Data shown.

╔══

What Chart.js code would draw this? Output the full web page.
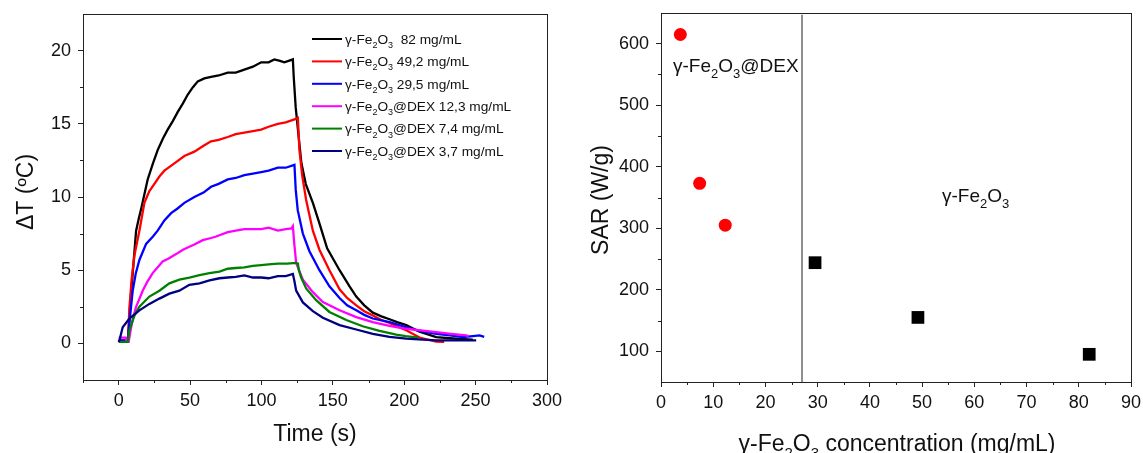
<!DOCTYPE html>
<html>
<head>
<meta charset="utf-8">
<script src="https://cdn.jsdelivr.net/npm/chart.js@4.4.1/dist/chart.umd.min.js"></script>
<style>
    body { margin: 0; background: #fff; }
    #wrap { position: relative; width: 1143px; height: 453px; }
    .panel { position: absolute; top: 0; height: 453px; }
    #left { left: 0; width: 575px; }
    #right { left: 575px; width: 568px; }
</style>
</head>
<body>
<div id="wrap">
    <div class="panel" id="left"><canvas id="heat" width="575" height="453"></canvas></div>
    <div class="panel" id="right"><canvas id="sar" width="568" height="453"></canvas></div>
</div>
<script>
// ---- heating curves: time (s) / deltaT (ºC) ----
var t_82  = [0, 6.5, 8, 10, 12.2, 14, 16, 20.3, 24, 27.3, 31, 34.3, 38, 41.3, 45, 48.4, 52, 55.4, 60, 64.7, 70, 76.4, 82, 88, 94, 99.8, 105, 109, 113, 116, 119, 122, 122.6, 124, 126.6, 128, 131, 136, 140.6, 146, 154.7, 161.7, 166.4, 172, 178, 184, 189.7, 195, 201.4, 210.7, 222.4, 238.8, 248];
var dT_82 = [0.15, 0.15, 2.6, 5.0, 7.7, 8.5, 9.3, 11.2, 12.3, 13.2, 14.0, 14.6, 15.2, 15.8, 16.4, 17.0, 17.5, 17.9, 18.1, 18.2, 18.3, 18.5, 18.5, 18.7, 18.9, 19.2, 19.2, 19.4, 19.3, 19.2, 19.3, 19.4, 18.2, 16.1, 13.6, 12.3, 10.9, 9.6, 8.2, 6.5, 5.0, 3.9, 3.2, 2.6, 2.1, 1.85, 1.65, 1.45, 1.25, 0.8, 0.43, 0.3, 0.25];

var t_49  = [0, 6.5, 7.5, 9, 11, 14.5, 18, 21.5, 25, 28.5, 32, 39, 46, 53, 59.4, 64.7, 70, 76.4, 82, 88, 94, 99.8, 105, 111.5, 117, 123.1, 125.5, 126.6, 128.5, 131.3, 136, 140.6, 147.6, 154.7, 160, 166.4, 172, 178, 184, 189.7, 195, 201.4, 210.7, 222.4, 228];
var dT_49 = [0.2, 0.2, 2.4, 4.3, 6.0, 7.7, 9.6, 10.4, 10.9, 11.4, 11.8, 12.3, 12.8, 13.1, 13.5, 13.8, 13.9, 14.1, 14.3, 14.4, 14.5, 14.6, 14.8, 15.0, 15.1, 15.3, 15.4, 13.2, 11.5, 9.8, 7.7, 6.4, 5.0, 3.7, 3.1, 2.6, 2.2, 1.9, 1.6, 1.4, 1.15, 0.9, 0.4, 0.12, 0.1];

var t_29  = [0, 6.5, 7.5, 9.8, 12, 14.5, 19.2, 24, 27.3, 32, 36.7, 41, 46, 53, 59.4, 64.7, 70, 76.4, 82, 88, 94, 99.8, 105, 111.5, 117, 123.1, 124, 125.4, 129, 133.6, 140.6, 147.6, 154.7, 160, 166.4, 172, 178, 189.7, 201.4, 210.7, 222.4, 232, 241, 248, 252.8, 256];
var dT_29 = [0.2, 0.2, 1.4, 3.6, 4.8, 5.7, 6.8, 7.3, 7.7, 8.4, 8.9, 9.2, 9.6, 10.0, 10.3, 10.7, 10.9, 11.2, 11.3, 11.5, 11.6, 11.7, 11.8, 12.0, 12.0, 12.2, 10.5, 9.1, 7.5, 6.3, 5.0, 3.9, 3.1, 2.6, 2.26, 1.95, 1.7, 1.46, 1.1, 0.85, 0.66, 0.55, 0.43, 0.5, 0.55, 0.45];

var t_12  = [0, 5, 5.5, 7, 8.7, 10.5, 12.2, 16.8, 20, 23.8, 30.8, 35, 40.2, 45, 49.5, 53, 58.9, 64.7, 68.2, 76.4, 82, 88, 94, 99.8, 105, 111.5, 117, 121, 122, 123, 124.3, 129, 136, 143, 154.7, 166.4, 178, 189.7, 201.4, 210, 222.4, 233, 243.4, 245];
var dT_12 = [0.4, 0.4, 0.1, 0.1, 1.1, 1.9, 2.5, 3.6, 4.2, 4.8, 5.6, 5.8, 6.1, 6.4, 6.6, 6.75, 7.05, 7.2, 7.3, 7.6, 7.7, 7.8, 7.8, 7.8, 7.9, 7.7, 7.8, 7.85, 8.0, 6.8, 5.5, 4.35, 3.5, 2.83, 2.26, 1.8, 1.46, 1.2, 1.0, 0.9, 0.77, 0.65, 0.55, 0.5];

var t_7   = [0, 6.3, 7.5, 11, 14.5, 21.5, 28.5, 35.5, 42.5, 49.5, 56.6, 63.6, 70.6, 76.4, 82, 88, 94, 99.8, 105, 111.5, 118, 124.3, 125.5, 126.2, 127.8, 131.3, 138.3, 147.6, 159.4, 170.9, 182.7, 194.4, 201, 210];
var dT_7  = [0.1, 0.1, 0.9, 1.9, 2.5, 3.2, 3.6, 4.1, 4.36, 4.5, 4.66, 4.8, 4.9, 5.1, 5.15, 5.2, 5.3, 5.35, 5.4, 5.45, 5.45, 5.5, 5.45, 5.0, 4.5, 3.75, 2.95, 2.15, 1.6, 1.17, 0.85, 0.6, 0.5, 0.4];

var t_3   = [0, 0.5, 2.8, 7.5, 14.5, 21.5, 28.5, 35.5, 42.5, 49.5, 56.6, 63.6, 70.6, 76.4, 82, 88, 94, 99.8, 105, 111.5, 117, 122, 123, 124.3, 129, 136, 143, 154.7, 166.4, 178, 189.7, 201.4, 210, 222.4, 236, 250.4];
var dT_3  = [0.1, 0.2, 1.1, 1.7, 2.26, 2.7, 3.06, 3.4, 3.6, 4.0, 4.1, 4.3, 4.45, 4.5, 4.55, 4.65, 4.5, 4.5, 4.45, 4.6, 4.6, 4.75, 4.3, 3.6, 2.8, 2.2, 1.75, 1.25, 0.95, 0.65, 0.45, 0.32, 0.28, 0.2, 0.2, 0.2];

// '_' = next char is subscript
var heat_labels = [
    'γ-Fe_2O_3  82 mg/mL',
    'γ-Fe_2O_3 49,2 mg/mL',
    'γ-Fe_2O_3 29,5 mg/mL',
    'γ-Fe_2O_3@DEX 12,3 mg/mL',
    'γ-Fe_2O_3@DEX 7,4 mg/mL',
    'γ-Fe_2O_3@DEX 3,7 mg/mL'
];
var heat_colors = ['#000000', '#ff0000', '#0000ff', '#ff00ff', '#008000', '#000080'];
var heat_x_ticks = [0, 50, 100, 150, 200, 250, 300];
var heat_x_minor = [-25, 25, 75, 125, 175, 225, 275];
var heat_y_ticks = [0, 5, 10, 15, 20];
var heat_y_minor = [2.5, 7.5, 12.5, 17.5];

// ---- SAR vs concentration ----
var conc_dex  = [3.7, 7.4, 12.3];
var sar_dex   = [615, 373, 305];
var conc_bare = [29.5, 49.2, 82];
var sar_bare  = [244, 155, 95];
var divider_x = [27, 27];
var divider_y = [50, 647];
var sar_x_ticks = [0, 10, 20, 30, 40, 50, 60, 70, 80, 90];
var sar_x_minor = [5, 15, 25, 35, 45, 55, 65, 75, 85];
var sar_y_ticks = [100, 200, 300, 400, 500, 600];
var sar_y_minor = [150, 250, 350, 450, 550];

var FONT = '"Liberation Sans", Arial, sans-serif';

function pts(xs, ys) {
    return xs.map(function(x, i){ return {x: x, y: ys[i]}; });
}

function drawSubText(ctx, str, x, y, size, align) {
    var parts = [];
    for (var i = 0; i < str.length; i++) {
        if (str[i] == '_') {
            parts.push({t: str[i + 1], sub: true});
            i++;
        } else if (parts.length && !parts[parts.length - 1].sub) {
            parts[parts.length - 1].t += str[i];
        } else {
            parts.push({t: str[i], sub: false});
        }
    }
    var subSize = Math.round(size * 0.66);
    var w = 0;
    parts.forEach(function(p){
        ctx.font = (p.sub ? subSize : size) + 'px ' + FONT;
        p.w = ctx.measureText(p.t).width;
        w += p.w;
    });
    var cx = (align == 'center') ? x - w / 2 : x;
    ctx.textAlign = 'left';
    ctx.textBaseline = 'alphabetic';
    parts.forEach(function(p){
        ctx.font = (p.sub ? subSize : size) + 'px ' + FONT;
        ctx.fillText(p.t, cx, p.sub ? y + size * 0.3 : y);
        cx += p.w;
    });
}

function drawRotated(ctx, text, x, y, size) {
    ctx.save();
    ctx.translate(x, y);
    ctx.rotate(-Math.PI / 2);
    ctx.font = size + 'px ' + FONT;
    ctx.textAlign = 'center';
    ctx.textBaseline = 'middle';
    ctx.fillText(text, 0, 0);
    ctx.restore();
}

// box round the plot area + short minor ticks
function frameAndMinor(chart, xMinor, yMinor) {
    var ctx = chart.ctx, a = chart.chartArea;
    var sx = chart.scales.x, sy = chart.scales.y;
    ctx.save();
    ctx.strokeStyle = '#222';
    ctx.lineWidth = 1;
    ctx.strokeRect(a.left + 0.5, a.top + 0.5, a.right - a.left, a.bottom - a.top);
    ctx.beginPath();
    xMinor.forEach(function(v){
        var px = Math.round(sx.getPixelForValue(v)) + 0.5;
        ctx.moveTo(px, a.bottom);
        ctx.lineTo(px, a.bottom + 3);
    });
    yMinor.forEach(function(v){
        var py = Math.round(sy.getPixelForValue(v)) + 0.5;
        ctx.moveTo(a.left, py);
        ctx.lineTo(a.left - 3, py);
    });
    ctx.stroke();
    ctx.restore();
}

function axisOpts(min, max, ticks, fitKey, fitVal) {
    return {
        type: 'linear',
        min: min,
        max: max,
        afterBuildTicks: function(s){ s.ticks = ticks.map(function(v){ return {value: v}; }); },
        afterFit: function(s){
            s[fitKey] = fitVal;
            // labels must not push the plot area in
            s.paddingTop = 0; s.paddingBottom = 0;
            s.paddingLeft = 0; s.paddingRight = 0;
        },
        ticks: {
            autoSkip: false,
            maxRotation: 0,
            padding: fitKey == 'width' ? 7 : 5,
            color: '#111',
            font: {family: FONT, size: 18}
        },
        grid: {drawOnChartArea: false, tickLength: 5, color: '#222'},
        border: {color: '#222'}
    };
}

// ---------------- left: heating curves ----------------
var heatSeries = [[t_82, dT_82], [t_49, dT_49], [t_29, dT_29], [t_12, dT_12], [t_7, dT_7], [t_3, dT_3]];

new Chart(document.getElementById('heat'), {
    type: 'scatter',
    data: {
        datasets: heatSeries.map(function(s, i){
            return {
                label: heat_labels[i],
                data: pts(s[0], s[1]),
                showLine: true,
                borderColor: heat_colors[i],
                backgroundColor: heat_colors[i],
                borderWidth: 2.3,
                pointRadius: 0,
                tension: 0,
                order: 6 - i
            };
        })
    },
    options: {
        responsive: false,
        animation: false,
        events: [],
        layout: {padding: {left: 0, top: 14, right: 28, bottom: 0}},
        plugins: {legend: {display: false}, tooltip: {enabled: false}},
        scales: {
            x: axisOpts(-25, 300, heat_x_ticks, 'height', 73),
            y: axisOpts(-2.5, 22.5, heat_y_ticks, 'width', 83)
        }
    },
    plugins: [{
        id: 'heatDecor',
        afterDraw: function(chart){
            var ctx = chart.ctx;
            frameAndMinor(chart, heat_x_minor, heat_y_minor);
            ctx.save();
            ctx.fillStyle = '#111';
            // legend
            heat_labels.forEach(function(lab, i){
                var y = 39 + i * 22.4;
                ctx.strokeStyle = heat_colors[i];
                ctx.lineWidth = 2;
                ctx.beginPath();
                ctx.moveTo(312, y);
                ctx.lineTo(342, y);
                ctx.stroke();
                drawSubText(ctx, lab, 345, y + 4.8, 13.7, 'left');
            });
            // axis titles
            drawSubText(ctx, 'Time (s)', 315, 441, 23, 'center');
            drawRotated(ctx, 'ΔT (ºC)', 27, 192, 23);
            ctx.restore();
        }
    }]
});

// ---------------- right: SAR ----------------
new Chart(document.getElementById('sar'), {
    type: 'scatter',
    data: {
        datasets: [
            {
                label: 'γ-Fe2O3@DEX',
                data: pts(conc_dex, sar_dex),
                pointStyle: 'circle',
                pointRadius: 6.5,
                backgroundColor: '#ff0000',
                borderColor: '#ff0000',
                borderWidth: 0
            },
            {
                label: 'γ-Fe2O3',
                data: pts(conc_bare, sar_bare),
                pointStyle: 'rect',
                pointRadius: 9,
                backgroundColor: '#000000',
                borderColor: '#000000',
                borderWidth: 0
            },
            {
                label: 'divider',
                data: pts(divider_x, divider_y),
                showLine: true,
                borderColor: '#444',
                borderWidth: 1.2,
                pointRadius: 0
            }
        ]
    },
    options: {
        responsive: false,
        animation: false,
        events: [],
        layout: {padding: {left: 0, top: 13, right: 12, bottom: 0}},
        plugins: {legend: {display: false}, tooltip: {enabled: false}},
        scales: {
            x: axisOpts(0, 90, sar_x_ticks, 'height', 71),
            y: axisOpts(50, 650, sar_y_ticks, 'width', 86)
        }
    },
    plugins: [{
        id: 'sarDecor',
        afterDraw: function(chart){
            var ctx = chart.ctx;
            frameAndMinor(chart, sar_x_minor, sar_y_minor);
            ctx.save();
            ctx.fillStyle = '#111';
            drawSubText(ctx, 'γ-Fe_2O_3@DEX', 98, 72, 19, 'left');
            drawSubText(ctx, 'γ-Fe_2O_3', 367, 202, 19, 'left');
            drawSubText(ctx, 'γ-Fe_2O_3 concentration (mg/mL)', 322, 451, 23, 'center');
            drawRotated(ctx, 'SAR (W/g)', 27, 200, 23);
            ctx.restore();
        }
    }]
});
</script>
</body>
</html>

╚══

Exercise prompt.
Everything from the top line of the data down to and including the line with "0.4, 0.12, 0.1];" is to be copied, except the pictures.

Response to this exercise.
What Chart.js code would draw this? Output the full web page.
<!DOCTYPE html>
<html>
<head>
<meta charset="utf-8">
<script src="https://cdn.jsdelivr.net/npm/chart.js@4.4.1/dist/chart.umd.min.js"></script>
<style>
    body { margin: 0; background: #fff; }
    #wrap { position: relative; width: 1143px; height: 453px; }
    .panel { position: absolute; top: 0; height: 453px; }
    #left { left: 0; width: 575px; }
    #right { left: 575px; width: 568px; }
</style>
</head>
<body>
<div id="wrap">
    <div class="panel" id="left"><canvas id="heat" width="575" height="453"></canvas></div>
    <div class="panel" id="right"><canvas id="sar" width="568" height="453"></canvas></div>
</div>
<script>
// ---- heating curves: time (s) / deltaT (ºC) ----
var t_82  = [0, 6.5, 8, 10, 12.2, 14, 16, 20.3, 24, 27.3, 31, 34.3, 38, 41.3, 45, 48.4, 52, 55.4, 60, 64.7, 70, 76.4, 82, 88, 94, 99.8, 105, 109, 113, 116, 119, 122, 122.6, 124, 126.6, 128, 131, 136, 140.6, 146, 154.7, 161.7, 166.4, 172, 178, 184, 189.7, 195, 201.4, 210.7, 222.4, 238.8, 248];
var dT_82 = [0.15, 0.15, 2.6, 5.0, 7.7, 8.5, 9.3, 11.2, 12.3, 13.2, 14.0, 14.6, 15.2, 15.8, 16.4, 17.0, 17.5, 17.9, 18.1, 18.2, 18.3, 18.5, 18.5, 18.7, 18.9, 19.2, 19.2, 19.4, 19.3, 19.2, 19.3, 19.4, 18.2, 16.1, 13.6, 12.3, 10.9, 9.6, 8.2, 6.5, 5.0, 3.9, 3.2, 2.6, 2.1, 1.85, 1.65, 1.45, 1.25, 0.8, 0.43, 0.3, 0.25];

var t_49  = [0, 6.5, 7.5, 9, 11, 14.5, 18, 21.5, 25, 28.5, 32, 39, 46, 53, 59.4, 64.7, 70, 76.4, 82, 88, 94, 99.8, 105, 111.5, 117, 123.1, 125.5, 126.6, 128.5, 131.3, 136, 140.6, 147.6, 154.7, 160, 166.4, 172, 178, 184, 189.7, 195, 201.4, 210.7, 222.4, 228];
var dT_49 = [0.2, 0.2, 2.4, 4.3, 6.0, 7.7, 9.6, 10.4, 10.9, 11.4, 11.8, 12.3, 12.8, 13.1, 13.5, 13.8, 13.9, 14.1, 14.3, 14.4, 14.5, 14.6, 14.8, 15.0, 15.1, 15.3, 15.4, 13.2, 11.5, 9.8, 7.7, 6.4, 5.0, 3.7, 3.1, 2.6, 2.2, 1.9, 1.6, 1.4, 1.15, 0.9, 0.4, 0.12, 0.1];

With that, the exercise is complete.